Example (Patient 1) of 3D deviations in GTV position on treatment fractions in which an RC-CBCT scan was acquired. Data labeled “GTV systematic” are the actual measurements resulting from the RC-CBCT guided (Type 1) correction shown in Fig. 4, whereas data for the other correction methods are retrospectively simulated as described in the text.

Figure 6

Mean 3D residual GTV position errors of GTV-based systematic (Type 1) correction, bony-based systematic (Type 2) correction, bony-based daily (Type 3) correction, and bony-based weekly (Type 4) correction versus patient.
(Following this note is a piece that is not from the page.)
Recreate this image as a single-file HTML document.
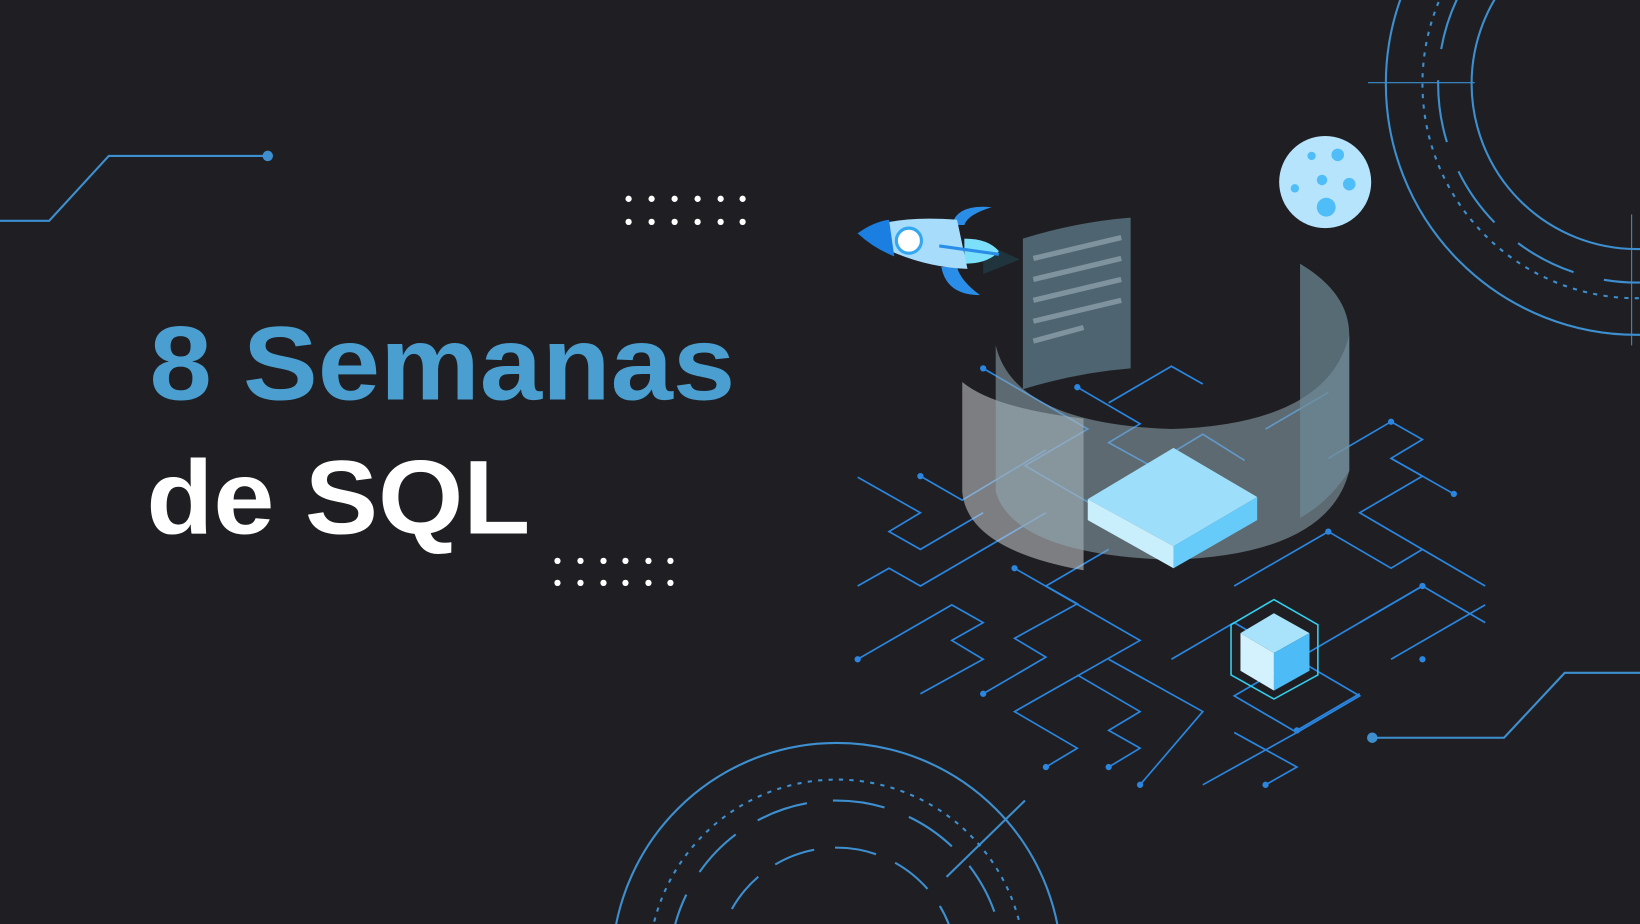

Error bars indicate 1-standard-deviation residual error.

Figure 7

Difference in mean GTV residual error between GTV-based systematic (Type 1) and bony-based systematic (Type 2) corrections, vs GTV motion extent in RCCT.

Figure 8

Difference in GTV superior-inferior displacement D_S/I between respiration-correlated (RCCT-to-RC-CBCT) and respiration-averaged (AVE-IP-to-CBCT using all projections) image registration (circle symbols). Square symbols indicate maximum S/I displacement of the GTV from its end-expiration position in the RCCT scan.

Figure 9

Coronal section of Patient 1 in (a) the end-expiration respiration-correlated CT (RCCT) at simulation; (b) the end-expiration respiration-correlated cone-beam CT (RC-CBCT) at treatment 19 days later. Contours indicate the outline of the GTV drawn on the RCCT. Arrows in (b) indicate regions where the GTV in the cone-beam CT has grown outside the RCCT-defined GTV.

Figure 10

Overlay of coronal sections from the respiration-correlated CT (RCCT, blue enhanced) and respiration-correlated cone-beam CT (CBCT, red) of Patient 7. The images are aligned to the vertebral column. Yellow curve indicates outline of the GTV drawn on the RCCT; blue curve indicates location in the cone-beam CT of the GTV, which has shifted 14 mm posteriorly relative to the RCCT (arrow).